Gewöhnlich dictire ich Viard, meinem alten und treuen Kammerdiener. Er schreibt meine Briefe; aber bei Abfassung dieser Memoiren werde ich mich seiner nicht bedienen, denn er würde eine Menge Betrachtungen über alle die Masken anstellen, die er gekannt hat, Betrachtungen, denen ich vielleicht Recht geben würde. Es giebt deren, die er begünstigt, dann wieder andere, die ihm mißfallen, und ich will meine Unabhängigkeit wahren, ich will frei von jedem Einflusse sein. Mademoiselle de Saint-Benant macht mir in dieser Beziehung keine Sorgen. Sagen wir kurz, wer sie ist.
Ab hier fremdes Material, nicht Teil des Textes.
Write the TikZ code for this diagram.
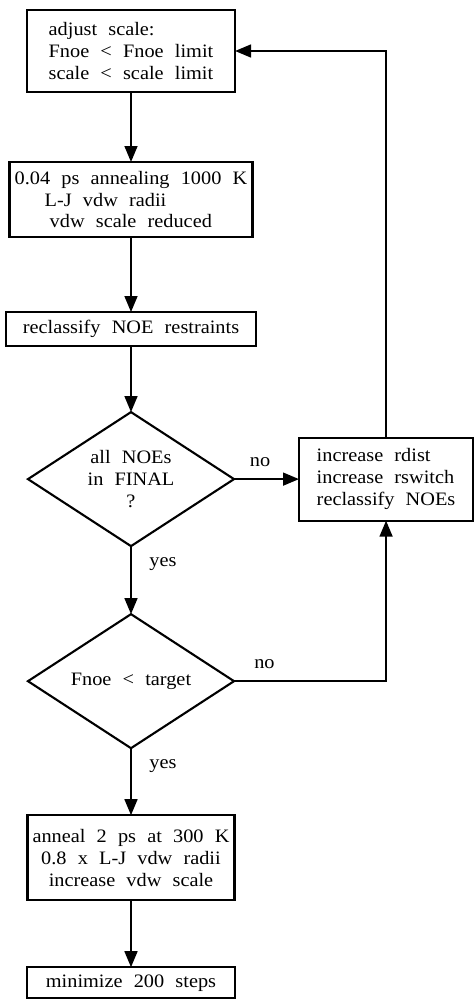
\documentclass[tikz,border=0pt]{standalone}
\usepackage{fontspec}
\setmainfont{Liberation Serif}[WordSpace=2.2,FakeStretch=1.07]
\usetikzlibrary{arrows.meta,positioning,shapes.geometric}

\begin{document}
\begin{tikzpicture}[x=0.025cm,y=-0.025cm,->,>={Triangle[length=4mm,width=3.2mm]},line width=1.5pt,
  every node/.style={font=\fontsize{13.5}{15.6}\selectfont},
  box node/.style={draw,rectangle,inner sep=2pt,outer sep=0pt},
  test node/.style={draw,diamond,aspect=1.54,minimum width=5.15cm,minimum height=3.35cm,inner sep=0pt,outer sep=0pt,align=center}]
  \useasboundingbox (0,0) rectangle (475,1000);

  \node[box node,minimum width=5.2cm,minimum height=2.05cm,align=left] (adjust) at (131,51) {adjust scale:\\Fnoe < Fnoe limit\\scale < scale limit};
  \node[box node,minimum width=6.075cm,minimum height=1.875cm,align=left] (hot) [below=1.75cm of adjust] {0.04 ps annealing 1000 K\\\hspace*{0.75cm}L-J vdw radii\\\hspace*{0.875cm}vdw scale reduced};
  \node[box node,minimum width=6.25cm,minimum height=0.85cm] (reclass) [below=1.875cm of hot] {reclassify NOE restraints};
  \node[test node] (final) [below=1.65cm of reclass] {all NOEs\\in FINAL\\?};
  \node[box node,minimum width=4.35cm,minimum height=2.075cm,align=left] (raise) [right=1.625cm of final] {increase rdist\\increase rswitch\\reclassify NOEs};
  \node[test node] (target) [below=1.7cm of final] {Fnoe < target};
  \node[box node,minimum width=5.175cm,minimum height=2.125cm,align=center] (cool) [below=1.675cm of target] {anneal 2 ps at 300 K\\0.8 x L-J vdw radii\\increase vdw scale};
  \node[box node,minimum width=5.2cm,minimum height=0.775cm] (mini) [below=1.675cm of cool] {minimize 200 steps};

  \path
    (adjust) edge (hot)
    (hot) edge (reclass)
    (reclass) edge (final)
    (final) edge node[above=5pt,pos=0.4] {no} (raise)
    (final) edge node[right=9pt,pos=0.26] {yes} (target)
    (target) edge node[right=9pt,pos=0.26] {yes} (cool)
    (cool) edge (mini)
    ;
  \draw (target) -| node[above=5pt,pos=0.1] {no} (raise);
  \draw (raise) |- (adjust);
\end{tikzpicture}
\end{document}
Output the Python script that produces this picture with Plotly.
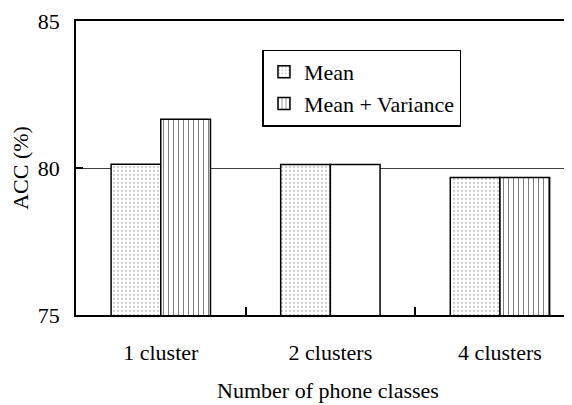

Sie ist ein sehr liebliches, geistreiches und graziöses Kind, eine meiner Verwandten, die man mir aus der Provinz geschickt hat, damit sie bei mir bleiben und leicht einen Mann finden solle. Wir werden ihr suchen helfen. Sie ist erst seit vierzehn Tagen hier, und so lange lehrt ich sie das Hebräische.
– Erröthen Sie nicht bei diesen Complimenten, mein schönes Fräulein, bedenken Sie, daß ich rede, und beeinträchtigen Sie mir meine Gedanken nicht.
– Ich erröthe nicht, Madame, vorausgesetzt, daß man sich nicht zu schämen braucht, wenn man keine andere Mitgift besitzt als die Eigenschaften, die Sie so freundlich waren anzudeuten. Was den Mann anbetrifft, so wird er sich schon finden, wenn es Gott, und vorzüglich wenn es mir gefällt. Da ich einmal zu dem Leser rede, erlaube ich mir hinzuzufügen, daß ich ihm oft Dinge sagen werde, die mir die Frau Marquise nicht dictiren wird; ich werde ein wenig ihre Memoiren nebenbei schreiben; es entgehen ihr viel kleine Ereignisse, und sie selbst ist mit ihrer Blindheit ein so bemerkenswerthes Ereigniß! Sie verdient, daß man in Bezug auf sie dasselbe thut, was sie für andere thut.
Ich unterbreche mich, denn Madame spricht:
– Sind Sie hier, mein Kind?
– Ja, Madame!
– Dann fahren Sie fort, und spielen Sie nicht mehr mit Toutou. (Ich werde Ihnen sagen wer Toutou ist.)